The court order will state, in percentage terms, how much will be transferred to your ex-spouse. This could be 10 per cent, 25 per cent, 50 per cent and so on.
Once the transfer amount has been decided, the court will need a separate form – Form P1 – to be completed and attached to the order.
Form P1 should contain the necessary information needed to validate the divorce pension sharing order, which includes:
- Full names
- Dates of birth
- National Insurance numbers for both parties
- The pension plan or policy number
- The address of the pension provider
- The name of the person responsible for administering the PSO
Most importantly, Form P1 should set out the charges to be made by the pension provider and who will be paying them
Once the pension provider is in receipt of all the necessary documentation, they have four months from either the day of the Decree Absolute or, if later, seven days from the expiry of the time limit for appealing the PSO – typically 21 days – in which to implement the PSO.

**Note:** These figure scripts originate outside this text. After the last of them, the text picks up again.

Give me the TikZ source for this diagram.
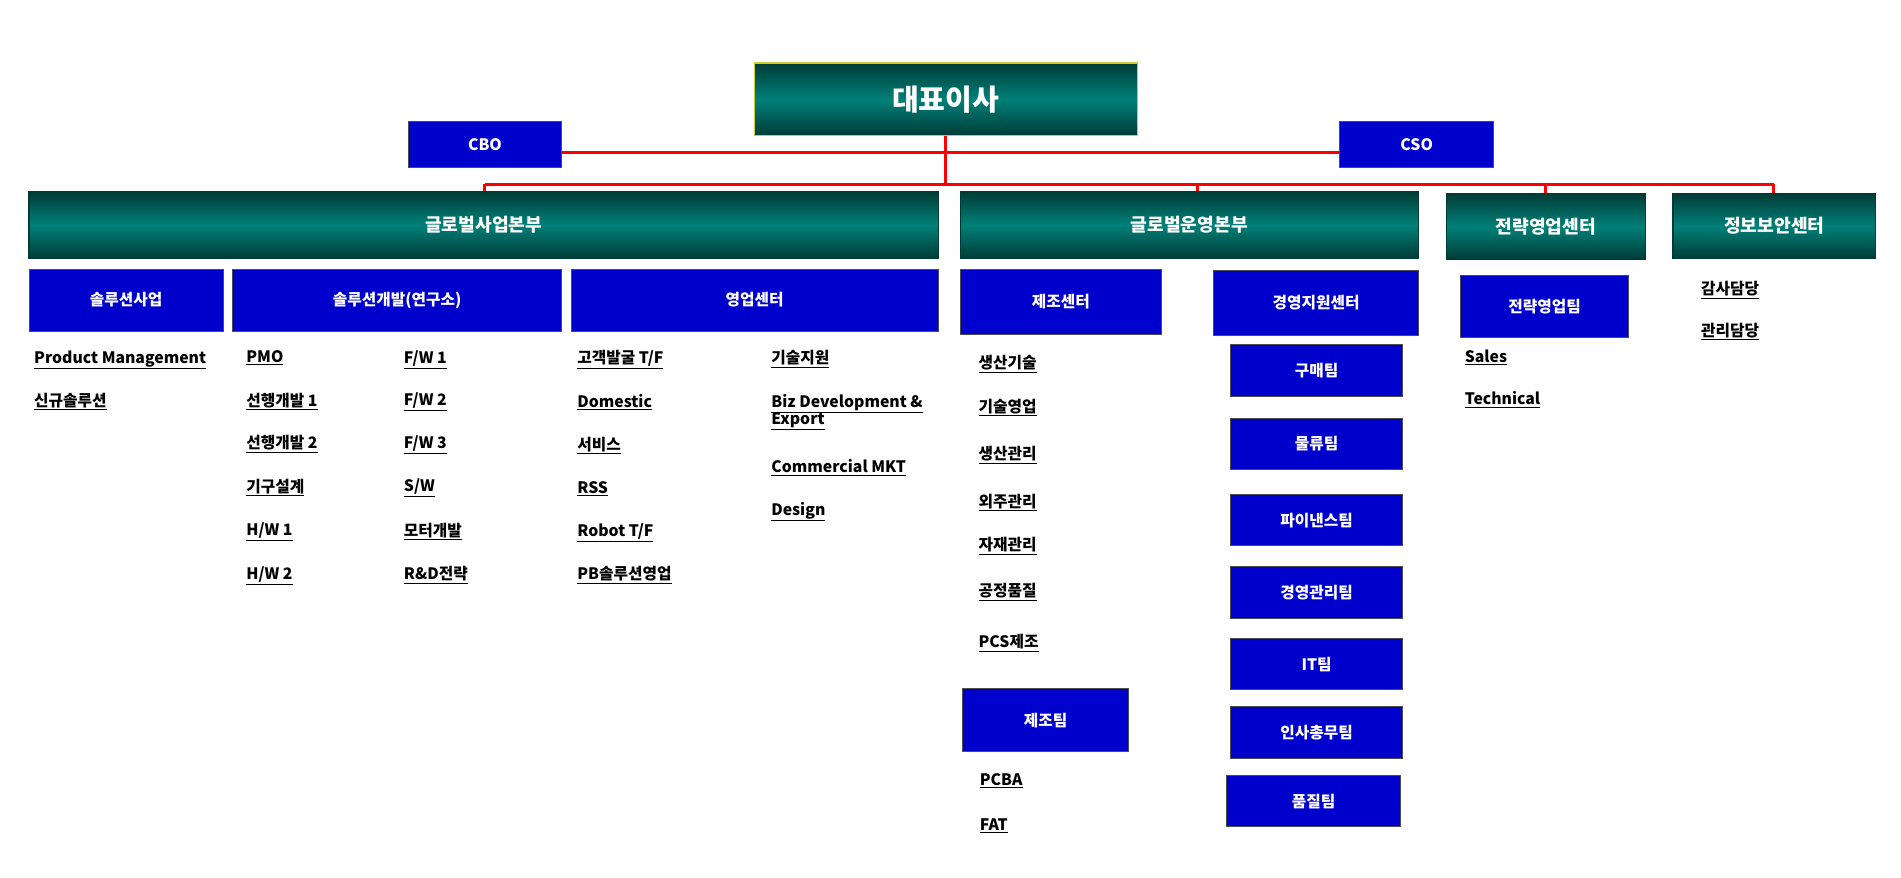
\documentclass[tikz,border=0pt]{standalone}
\usepackage{fontspec}
\setmainfont{Noto Sans CJK KR}
\definecolor{tealM}{RGB}{0,128,120}
\definecolor{tealD}{RGB}{0,60,55}
\definecolor{bl}{RGB}{0,0,204}
\tikzset{
 tealbox/.style={draw=tealD, line width=1pt, top color=tealD, bottom color=tealD, middle color=tealM, text=white, font=\bfseries\fontsize{15}{17}\selectfont, inner sep=0pt},
 bluebox/.style={draw=black!70, line width=0.8pt, fill=bl, text=white, font=\bfseries\fontsize{13}{15}\selectfont, inner sep=0pt},
 item/.style={anchor=north west, font=\bfseries\fontsize{13}{15}\selectfont, inner sep=0pt, align=left},
 conn/.style={draw=red, line width=2.5pt}
}
\newcommand{\bx}[7]{\node[#7, minimum width={#4-#2}, minimum height={#5-#3}] (#1) at ({(#2+#4)/2},{(#3+#5)/2}) {#6};}
\newcommand{\itm}[4]{\node[item] (#1) at (#2,#3-8) {\underline{#4}};}
\begin{document}
\begin{tikzpicture}[x=1pt,y=-1pt]
\useasboundingbox (0,0) rectangle (1568,723.4);
\coordinate (barL) at (400,152);
\coordinate (barR) at (1463,152);
\coordinate (bar2) at (988,152);
\coordinate (bar3) at (1275,152);
\bx{ceo}{622}{52}{938}{112}{\fontsize{24}{28}\selectfont 대표이사}{tealbox,draw=yellow!80!black}
\bx{cbo}{337}{100}{463}{138}{CBO}{bluebox}
\bx{cso}{1105}{100}{1232}{138}{CSO}{bluebox}
\bx{g1}{24}{158}{774}{213}{글로벌사업본부}{tealbox}
\bx{g2}{792}{158}{1170}{213}{글로벌운영본부}{tealbox}
\bx{g3}{1193}{160}{1357}{214}{전략영업센터}{tealbox}
\bx{g4}{1380}{160}{1547}{213}{정보보안센터}{tealbox}
\coordinate (h1) at (463,126);
\coordinate (h2) at (1105,126);
\draw[conn] (h1) -- (h2);
\draw[conn] (ceo.south) -- (ceo.south |- barL);
\draw[conn] (barL) -- (barR);
\draw[conn] (barL) -- (g1.north -| barL);
\draw[conn] (bar2) -- (g2.north -| bar2);
\draw[conn] (bar3) -- (g3.north -| bar3);
\draw[conn] (barR) -- (g4.north -| barR);
\bx{b1}{24}{222}{184}{273}{솔루션사업}{bluebox}
\bx{b2}{192}{222}{463}{273}{솔루션개발(연구소)}{bluebox}
\bx{b3}{471}{222}{774}{273}{영업센터}{bluebox}
\bx{b4}{792}{222}{958}{276}{제조센터}{bluebox}
\bx{b5}{1001}{223}{1170}{277}{경영지원센터}{bluebox}
\bx{b6}{1205}{227}{1343}{278}{전략영업팀}{bluebox}
\itm{a1}{1403}{240}{감사담당}
\itm{a2}{1403}{274}{관리담당}
\itm{p1}{28}{297}{Product Management}
\itm{p2}{28}{332}{신규솔루션}
\itm{q1}{203}{297}{PMO}
\itm{q2}{203}{332}{선행개발 1}
\itm{q3}{203}{367}{선행개발 2}
\itm{q4}{203}{403}{기구설계}
\itm{q5}{203}{439}{H/W 1}
\itm{q6}{203}{475}{H/W 2}
\itm{r1}{333}{297}{F/W 1}
\itm{r2}{333}{332}{F/W 2}
\itm{r3}{333}{367}{F/W 3}
\itm{r4}{333}{403}{S/W}
\itm{r5}{333}{439}{모터개발}
\itm{r6}{333}{475}{R\&D전략}
\itm{s1}{476}{297}{고객발굴 T/F}
\itm{s2}{476}{333}{Domestic}
\itm{s3}{476}{368}{서비스}
\itm{s4}{476}{405}{RSS}
\itm{s5}{476}{440}{Robot T/F}
\itm{s6}{476}{475}{PB솔루션영업}
\itm{t1}{636}{297}{기술지원}
\node[item] (t2) at (636,325) {\underline{Biz Development \&}\\[-1pt]\underline{Export}};
\itm{t3}{636}{387}{Commercial MKT}
\itm{t4}{636}{422}{Design}
\itm{u1}{807}{301}{생산기술}
\itm{u2}{807}{337}{기술영업}
\itm{u3}{807}{376}{생산관리}
\itm{u4}{807}{415}{외주관리}
\itm{u5}{807}{451}{자재관리}
\itm{u6}{807}{489}{공정품질}
\itm{u7}{807}{531}{PCS제조}
\bx{mt}{794}{568}{931}{620}{제조팀}{bluebox}
\itm{v1}{808}{646}{PCBA}
\itm{v2}{808}{683}{FAT}
\bx{w1}{1015}{284}{1157}{327}{구매팀}{bluebox}
\bx{w2}{1015}{345}{1157}{387}{물류팀}{bluebox}
\bx{w3}{1015}{408}{1157}{450}{파이낸스팀}{bluebox}
\bx{w4}{1015}{467}{1157}{510}{경영관리팀}{bluebox}
\bx{w5}{1015}{527}{1157}{569}{IT팀}{bluebox}
\bx{w6}{1015}{583}{1157}{626}{인사총무팀}{bluebox}
\bx{w7}{1012}{640}{1155}{682}{품질팀}{bluebox}
\itm{x1}{1208}{296}{Sales}
\itm{x2}{1208}{331}{Technical}
\end{tikzpicture}
\end{document}
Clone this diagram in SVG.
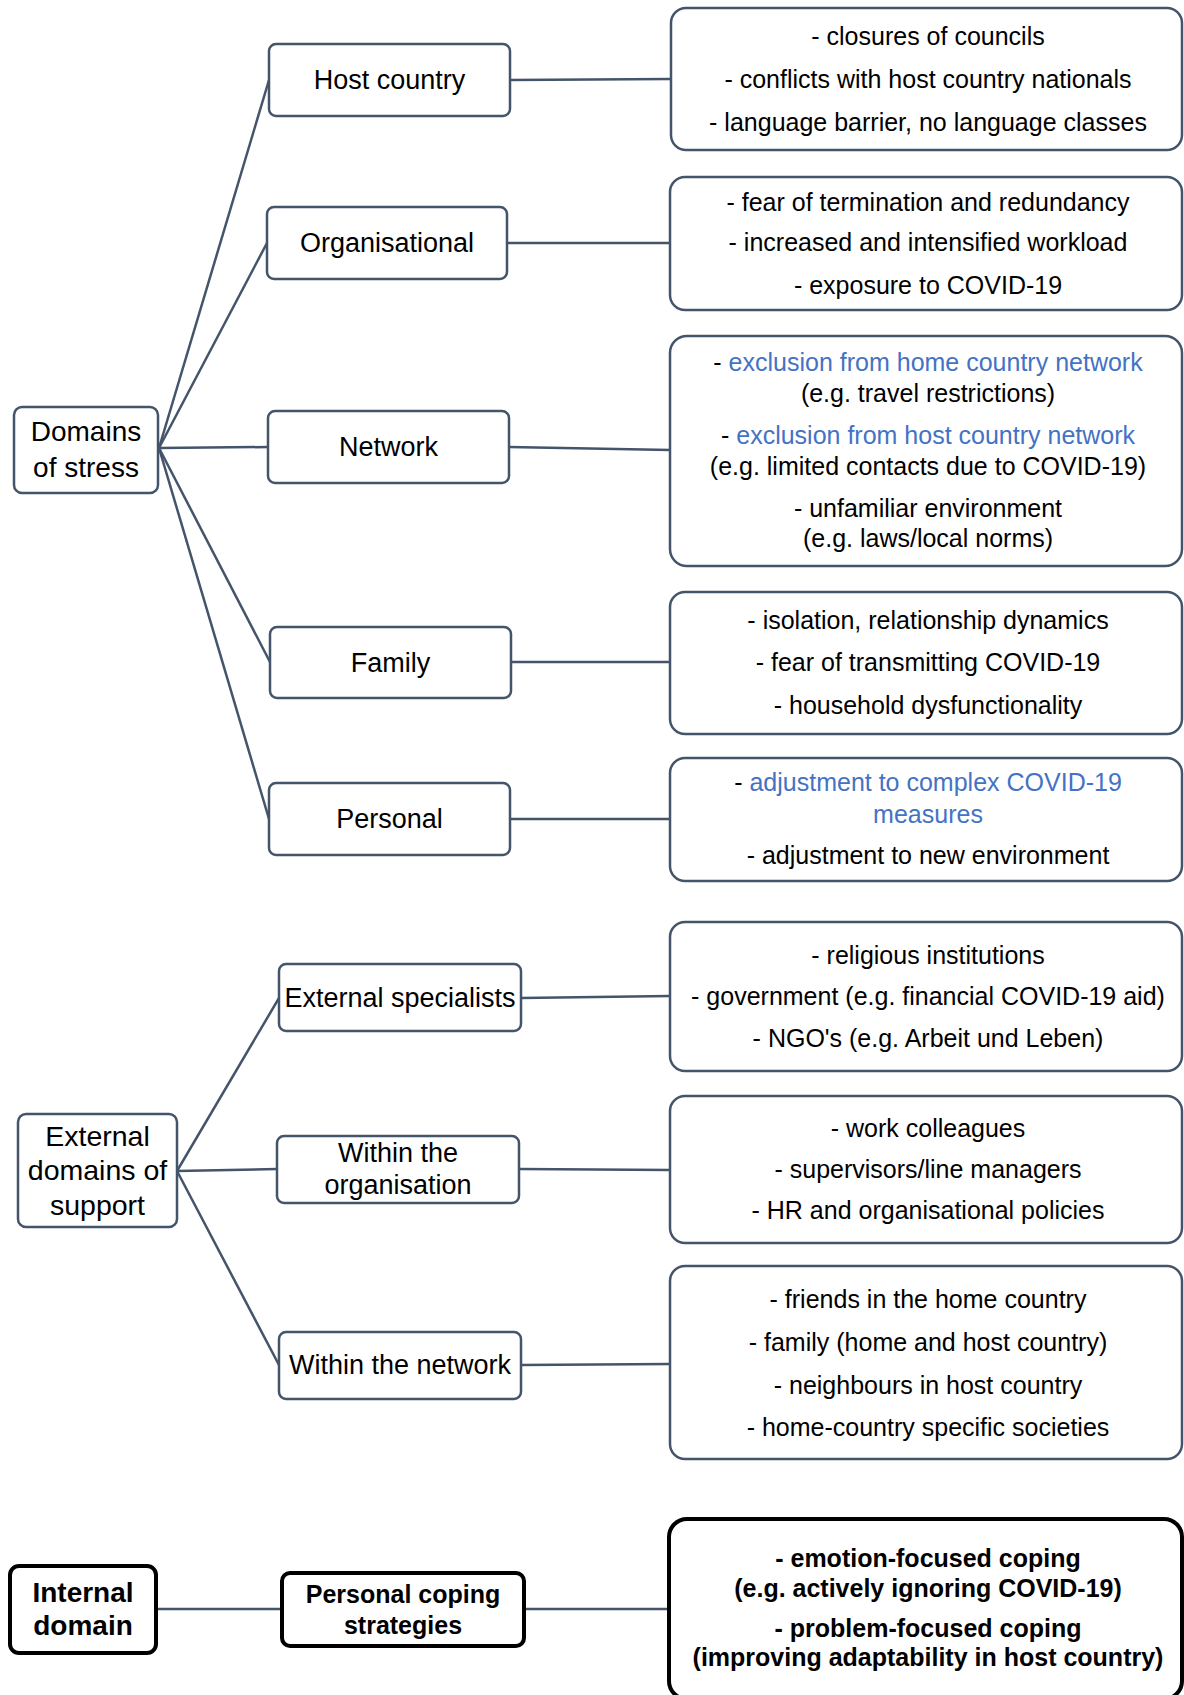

Is a Divorce Pension Sharing Order the Best Option?
The PAG describes pension sharing as ‘a clean break between parties, as pension assets are divided immediately, with each party able to decide what they do with their share independently.’
In its July report, the PAG stated that ‘the overall aim in divorce financial remedy cases is to achieve fairness between the parties’.
However, in difficult cases the input of a ‘pensions on divorce expert’ (PODE), also known as a Pension Actuary, may be required, whether a case is contested or not.
Is Divorce Pension Sharing Fair?
Pension sharing was introduced in December 2000. Before pension sharing, a spouse who had not worked during their marriage, faced being left without a pension.
Divorce pension sharing means that pensions are included in the total value of marital assets, reducing the risk of a spouse being left without a pension following divorce or the dissolution of a civil partnership.
As a result of pension sharing being introduced, a spouse can now receive a percentage of the total value of the other spouse’s pension.
The money received is known as a pension credit and can be transferred into a new or existing pension scheme or sometimes you can opt to leave it in the original pension scheme.
Pension sharing does provide a fair solution.